**Given request**.
Starting with the first line of the data below, copy each line up to and including the one containing "6.4, 4.4, 3.3];". Pictures stay out.

**Provided material**.
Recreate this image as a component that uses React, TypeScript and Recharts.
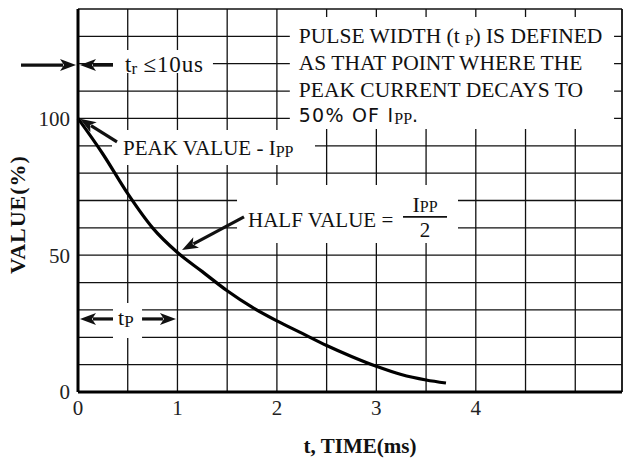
import React from "react";
import {
  LineChart,
  Line,
  XAxis,
  YAxis,
  CartesianGrid,
  ReferenceArea,
  ReferenceLine,
  Label,
} from "recharts";

// curve (t in ms, value in %)
const timeMs = [0, 0.25, 0.5, 0.75, 1, 1.25, 1.5, 1.75, 2, 2.25, 2.5, 2.75, 3, 3.25, 3.5, 3.7];
const valuePct = [100, 87, 72.5, 60, 51, 44, 37, 31, 26, 21.5, 17, 13, 9.4, 6.4, 4.4, 3.3];

const xGridTicks = [0, 0.5, 1, 1.5, 2, 2.5, 3, 3.5, 4, 4.5, 5];
const xTickLabels = [0, 1, 2, 3, 4];
const yGridTicks = [0, 10, 20, 30, 40, 50, 60, 70, 80, 90, 100, 110, 120, 130, 140];
const yTickLabels = [0, 50, 100];

const X_MAX = 5.47;
const Y_MAX = 140;

const chartData = timeMs.map((t, i) => ({ t, v: valuePct[i] }));

const SERIF = "'Liberation Serif', 'Times New Roman', serif";
const SANS = "'DejaVu Sans', sans-serif";
const INK = "#111";

// line with a filled arrowhead at (x2, y2)
const Arrow = (props: any) => {
  const { x1, y1, x2, y2 } = props;
  const ang = Math.atan2(y2 - y1, x2 - x1);
  const c = Math.cos(ang);
  const s = Math.sin(ang);
  const len = 16;
  const half = 6;
  const bx = x2 - len * c;
  const by = y2 - len * s;
  const px = -s * half;
  const py = c * half;
  return (
    <g>
      <line x1={x1} y1={y1} x2={bx + c * 3} y2={by + s * 3} stroke={INK} strokeWidth={3.2} />
      <polygon points={`${x2},${y2} ${bx + px},${by + py} ${bx + 4 * c},${by + 4 * s} ${bx - px},${by - py}`} fill={INK} />
    </g>
  );
};

const boxProps = { fill: "#fff", fillOpacity: 1, stroke: "none", ifOverflow: "visible" as const };

export default function App() {
  return (
    <div style={{ position: "absolute", left: 0, top: 0, width: 623, height: 459, background: "#fff" }}>
      <LineChart width={623} height={459} data={chartData} margin={{ top: 9, right: 1, bottom: 0, left: 0 }}>
        <CartesianGrid stroke={INK} strokeWidth={1.3} />
        <XAxis
          type="number"
          dataKey="t"
          domain={[0, X_MAX]}
          ticks={xGridTicks}
          interval={0}
          height={67}
          tickLine={false}
          axisLine={{ stroke: "#000", strokeWidth: 3 }}
          tick={{ fill: "#222", fontSize: 21, fontFamily: SERIF }}
          tickFormatter={(v: number) => (xTickLabels.includes(v) ? String(v) : "")}
        >
          <Label
            content={({ viewBox }: any) => (
              <text
                x={viewBox.x + viewBox.width / 2 + 10}
                y={viewBox.y + viewBox.height - 6}
                textAnchor="middle"
                fontFamily={SERIF}
                fontWeight="bold"
                fontSize={21}
                fill={INK}
              >
                t, TIME(ms)
              </text>
            )}
          />
        </XAxis>
        <YAxis
          type="number"
          domain={[0, Y_MAX]}
          ticks={yGridTicks}
          interval={0}
          width={78}
          tickLine={false}
          axisLine={{ stroke: "#000", strokeWidth: 3 }}
          tick={{ fill: "#222", fontSize: 21, fontFamily: SERIF }}
          tickFormatter={(v: number) => (yTickLabels.includes(v) ? String(v) : "")}
        >
          <Label
            content={({ viewBox }: any) => {
              const cx = viewBox.x + 25;
              const cy = viewBox.y + viewBox.height / 2 + 14;
              return (
                <text
                  x={cx}
                  y={cy}
                  transform={`rotate(-90, ${cx}, ${cy})`}
                  textAnchor="middle"
                  fontFamily={SERIF}
                  fontWeight="bold"
                  fontSize={22}
                  letterSpacing={1}
                  fill={INK}
                >
                  VALUE(%)
                </text>
              );
            }}
          />
        </YAxis>

        {/* right border */}
        <ReferenceLine x={X_MAX} stroke={INK} strokeWidth={1.5} ifOverflow="visible" />

        {/* white boxes behind the notes */}
        <ReferenceArea x1={0.352} x2={1.357} y1={116.6} y2={125} {...boxProps}>
          <Label
            content={({ viewBox }: any) => (
              <text x={viewBox.x + 12} y={viewBox.y + 22} fontFamily={SERIF} fontSize={23} fill={INK}>
                t<tspan fontSize={17} dy={2}>r</tspan>
                <tspan dy={-2} letterSpacing={0.8}> ≤10us</tspan>
              </text>
            )}
          />
        </ReferenceArea>
        <ReferenceArea x1={2.13} x2={5.39} y1={96.1} y2={137.1} {...boxProps}>
          <Label
            content={({ viewBox }: any) => {
              const x = viewBox.x + 9;
              const y = viewBox.y;
              return (
                <g fontFamily={SERIF} fontSize={21.5} fill={INK}>
                  <text x={x} y={y + 26}>
                    PULSE WIDTH (t <tspan fontSize={15} dy={2}>P</tspan>
                    <tspan dy={-2}>) IS DEFINED</tspan>
                  </text>
                  <text x={x} y={y + 53}>AS THAT POINT WHERE THE</text>
                  <text x={x} y={y + 80}>PEAK CURRENT DECAYS  TO</text>
                  <text x={x} y={y + 105} fontFamily={SANS} fontSize={19} letterSpacing={1.2}>
                    50% OF I<tspan fontFamily={SERIF} fontSize={16} letterSpacing={0} dy={2}>PP</tspan>
                    <tspan dy={-2}>.</tspan>
                  </text>
                </g>
              );
            }}
          />
        </ReferenceArea>
        <ReferenceArea x1={0.342} x2={2.383} y1={83} y2={95.8} {...boxProps}>
          <Label
            content={({ viewBox }: any) => (
              <text x={viewBox.x + 11} y={viewBox.y + 25} fontFamily={SERIF} fontSize={21} fill={INK}>
                PEAK VALUE - I<tspan fontSize={16} dy={2}>PP</tspan>
              </text>
            )}
          />
        </ReferenceArea>
        <ReferenceArea x1={1.599} x2={3.821} y1={54.5} y2={75.7} {...boxProps}>
          <Label
            content={({ viewBox }: any) => {
              const x = viewBox.x;
              const y = viewBox.y;
              return (
                <g fontFamily={SERIF} fill={INK}>
                  <text x={x + 11} y={y + 42} fontSize={21}>
                    HALF VALUE =
                  </text>
                  <text x={x + 188} y={y + 27} fontSize={22} textAnchor="middle">
                    I<tspan fontSize={16}>PP</tspan>
                  </text>
                  <line x1={x + 166} x2={x + 210} y1={y + 32} y2={y + 32} stroke={INK} strokeWidth={1.8} />
                  <text x={x + 188} y={y + 52} fontSize={21} textAnchor="middle">
                    2
                  </text>
                </g>
              );
            }}
          />
        </ReferenceArea>
        <ReferenceArea x1={0.352} x2={0.644} y1={19.7} y2={32.5} {...boxProps}>
          <Label
            content={({ viewBox }: any) => (
              <text x={viewBox.x + 5} y={viewBox.y + 22} fontFamily={SERIF} fontSize={22} fill={INK}>
                t<tspan fontSize={17} dy={2}>P</tspan>
              </text>
            )}
          />
        </ReferenceArea>

        {/* arrows */}
        <ReferenceLine segment={[{ x: -0.573, y: 119.5 }, { x: -0.02, y: 119.5 }]} shape={Arrow} ifOverflow="visible" />
        <ReferenceLine segment={[{ x: 0.352, y: 119.5 }, { x: 0.02, y: 119.5 }]} shape={Arrow} ifOverflow="visible" />
        <ReferenceLine segment={[{ x: 0.392, y: 91.4 }, { x: 0.02, y: 99.9 }]} shape={Arrow} ifOverflow="visible" />
        <ReferenceLine segment={[{ x: 1.669, y: 64 }, { x: 1.046, y: 51.9 }]} shape={Arrow} ifOverflow="visible" />
        <ReferenceLine segment={[{ x: 0.352, y: 26.7 }, { x: 0.02, y: 26.7 }]} shape={Arrow} ifOverflow="visible" />
        <ReferenceLine segment={[{ x: 0.644, y: 26.7 }, { x: 0.985, y: 26.7 }]} shape={Arrow} ifOverflow="visible" />

        <Line
          type="monotone"
          dataKey="v"
          stroke="#000"
          strokeWidth={3.2}
          dot={false}
          isAnimationActive={false}
        />
      </LineChart>
    </div>
  );
}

**Written solution**.
Recreate this image as a component that uses React, TypeScript and Recharts.
import React from "react";
import {
  LineChart,
  Line,
  XAxis,
  YAxis,
  CartesianGrid,
  ReferenceArea,
  ReferenceLine,
  Label,
} from "recharts";

// curve (t in ms, value in %)
const timeMs = [0, 0.25, 0.5, 0.75, 1, 1.25, 1.5, 1.75, 2, 2.25, 2.5, 2.75, 3, 3.25, 3.5, 3.7];
const valuePct = [100, 87, 72.5, 60, 51, 44, 37, 31, 26, 21.5, 17, 13, 9.4, 6.4, 4.4, 3.3];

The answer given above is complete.